Das könnte sich einmal ändern, sollte sich die neue Technik der Xenon-Kernspintomographie durchsetzten, die derzeit von mehreren Arbeitsgruppen weltweit entwickelt wird. Der Gruppe um den Berliner Physiker Leif Schröder ist am Leibniz-Institut für Molekulare Pharmakologie (FMP) nun in Zusammenarbeit mit Christian Freund von der FU Berlin ein wichtiger Durchbruch gelungen. Zum ersten Mal konnten die Berliner Wissenschaftler verschiedene Zelltypen so markieren, dass diese Radiowellen unterschiedlicher Frequenz aussenden. Ganz wie bei der Lichtmikroskopie generierten sie so Bilder, auf denen manche Zellen rot, andere grün leuchten.
Kernspinaufnahmen kommen zustande, wenn Atomkerne mit einem starken äußeren Magnetfeld in Wechselwirkung treten – der Patient wird dafür „in die Röhre geschoben“, welche den starken Magneten beinhaltet. In diesem Zustand treten manche Atomkerne mit Radiowellen in Resonanz, d.h. sie senden selbst Radiowellen aus, und durch schichtweise Aufnahmen entsteht ein dreidimensionales Bild. (Das Verfahren wird daher auch „Magnetresonanztomographie“, kurz MRT genannt.) Herkömmliche Kernspintomographen vermessen dabei die Kerne von Wasserstoffatomen, die im menschlichen Körper zwar allgegenwärtig sind, aber nur sehr schwache Signale aussenden. Die neue, von Leif Schröder entwickelte Technik nutzt dagegen das Edelgas Xenon, das weit stärkere Signale aussendet, wenn man seine Atomkerne zuvor mittels Laserstrahlen in einen „hyperpolarisierten“ Zustand versetzt. Das Gas, sonst eher aus Autoscheinwerfern bekannt, ist harmlos und völlig ungiftig. Bei einer klinischen Anwendung könnten es die Patienten inhalieren und so im Körper verteilen.

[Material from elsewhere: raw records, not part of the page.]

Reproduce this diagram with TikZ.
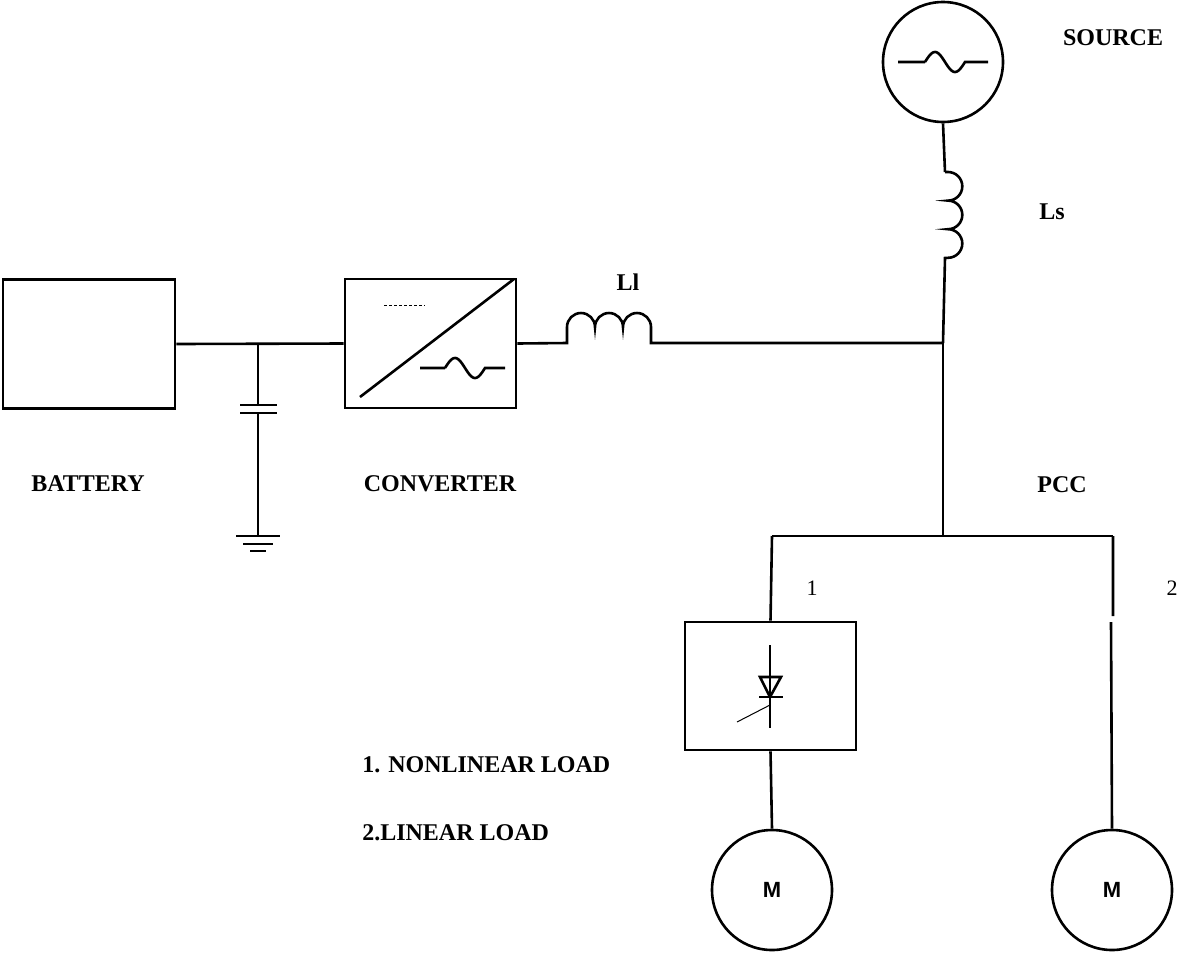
\documentclass[tikz,border=0pt]{standalone}
\usepackage{fontspec}
\setmainfont{Liberation Serif}
\newfontfamily\sansf{Liberation Sans}
\begin{document}
\begin{tikzpicture}[x=1pt,y=-1pt,line width=2.6pt,
  lbl/.style={font=\fontsize{24}{28}\selectfont\bfseries,inner sep=0},
  num/.style={font=\fontsize{22}{26}\selectfont,inner sep=0},
  box/.style={draw,minimum width=#1,inner sep=0,line width=2.6pt},
  mot/.style={draw,circle,minimum size=120pt,inner sep=0,font=\sansf\fontsize{22}{26}\selectfont\bfseries}]
\useasboundingbox (0,0) rectangle (1181,962);
% boxes
\node[draw,minimum width=172pt,minimum height=129pt,inner sep=0] (bat) at (89,344) {};
\node[draw,minimum width=171pt,minimum height=129pt,inner sep=0] (conv) at (430.5,343.5) {};
\node[draw,minimum width=171pt,minimum height=128pt,inner sep=0] (thy) at (770.5,686) {};
\node[draw,circle,minimum size=120pt,inner sep=0] (src) at (943,62) {};
\node[mot] (m1) at (772,890) {M};
\node[mot] (m2) at (1112,890) {M};
% labels
\node[lbl] (t1) at (1113,38) {SOURCE};
\node[lbl] (t2) at (1052,212) {Ls};
\node[lbl] (t3) at (628,282) {Ll};
\node[lbl] (t4) at (88,484) {BATTERY};
\node[lbl] (t5) at (440,484) {CONVERTER};
\node[lbl] (t6) at (1062,485) {PCC};
\node[num] (t7) at (812,588) {1};
\node[num] (t8) at (1172,588) {2};
\node[lbl,anchor=west] (t9) at (361,765) {1. NONLINEAR LOAD};
\node[lbl,anchor=west] (t10) at (361,833) {2.LINEAR LOAD};
% coordinates
\coordinate (cap) at (258,344);
\coordinate (pcc) at (943,343);
\coordinate (bus) at (943,536);
\coordinate (bl) at (772,536);
\coordinate (br) at (1113,536);
% battery to converter
\draw (bat.east) -- (conv.west);
% capacitor and ground
\draw (cap) -- (258,405);
\draw (240,405) -- (277,405) (240,413) -- (277,413);
\draw (258,413) -- (258,536);
\draw (236,536) -- (280,536) (243,544) -- (273,544) (250,551) -- (266,551);
% converter symbol
\draw (360,397) -- (514,279);
\draw[line width=1pt,dash pattern=on 3pt off 2pt] (384,305) -- (425,305);
\draw (420,368) -- (445,368) plot[domain=0:360,samples=40,smooth] ({445+\x/9},{368-10*sin(\x)}) -- (505,368);
% Ll
\draw (conv.east) -- (567,343) -- (567,327) arc (180:360:14) arc (180:360:14) arc (180:360:14) -- (651,343) -- (pcc);
% source
\draw (898,62) -- (925,62) plot[domain=0:360,samples=40,smooth] ({925+\x/9},{62-10*sin(\x)}) -- (988,62);
\draw (src.south) -- (945,172);
\draw (945,172) -- (948,172) arc (-90:90:14.3) arc (-90:90:14.3) arc (-90:90:14.3) -- (945,258) -- (pcc);
% bus
\draw (pcc) -- (bus);
\draw (bl) -- (br);
\draw (bl) -- (thy.north);
\draw (br) -- (1113,616) (1111,622) -- (m2.north);
\draw (thy.south) -- (m1.north);
% thyristor
\draw (770,645) -- (770,728);
\draw (760,677) -- (781,677) -- (770,697) -- cycle;
\draw (759,697) -- (783,697);
\draw[line width=1pt] (737,722) -- (770,705);
\end{tikzpicture}
\end{document}
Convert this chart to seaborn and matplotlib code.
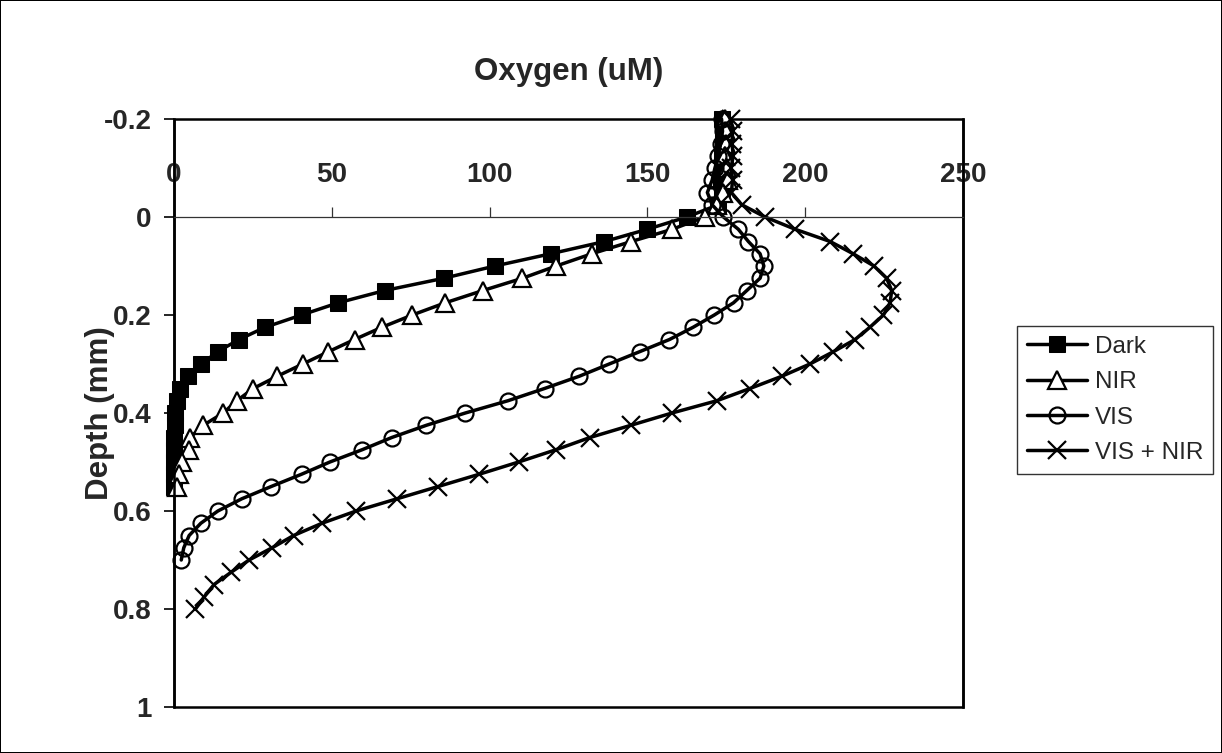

Für wirklich interessante Aufnahmen müsste man allerdings mit dem Edelgas besondere Zielstrukturen markieren – etwa krankhaft entartete Zellen oder auch Ablagerungen in den Arterien. Die Berliner Forscher haben dafür verschiedene molekulare „Container“ entwickelt, die das Xenon einfangen, und die sich wiederum leicht als Sonden im menschlichen Körper einsetzen lassen. Heftet sich ein solches Kontrastmittel an eine gesuchte Zelle im Körper, dann fischt es fortan Xenonatome aus der Umgebung, die von dort Radiowellen einer bestimmten Frequenz ausstrahlen. In der aktuellen Arbeit setzten die Berliner Forscher zwei unterschiedliche Container gleichzeitig ein, durch die das Xenon dann Radiowellen mit unterschiedlicher Frequenz aussendet – manche Zellen sahen im Bild dadurch grün, andere rot aus.
Die Arbeit wurde im Fachjournal Nano Letters veröffentlicht und kürzlich auf dem World Molecular Imaging Congress vorgestellt. „Stefan Klippel als federführender Doktorand ist dort für diese Arbeiten mit einem Stipendium ausgezeichnet worden“, berichtet Leif Schröder erfreut. Die Möglichkeit eines Anfärbens von Zellen für mehrfarbige Kernspinaufnahmen wird schon länger propagiert, scheiterte aber bislang an der zu geringen Empfindlichkeit der Technik. „Wir haben durch unsere jahrelange Entwicklungsarbeit die nötige Sensitivität erreicht und können nun verschiedene Kontrastmittel und Anwendungsmöglichkeiten testen“, sagt Leif Schröder. Eines der beiden in dem Versuch verwendeten Kontrastmittel ist bereits klinisch erprobt, da es auch bei Ultraschall-Diagnostik eingesetzt wird.
Für die neue Art der Kernspintomographie ist eine Vielzahl künftiger Anwendungsmöglichkeiten denkbar. Zum Beispiel ließen sich damit in den Körper transplantierte Zellen verfolgen oder Tumore lokalisieren und in ihrer zellulären Zusammensetzung darstellen. Auf diese Weise könnten die neuartigen Kernspin-Aufnahmen zu einer personalisierten Therapie beitragen.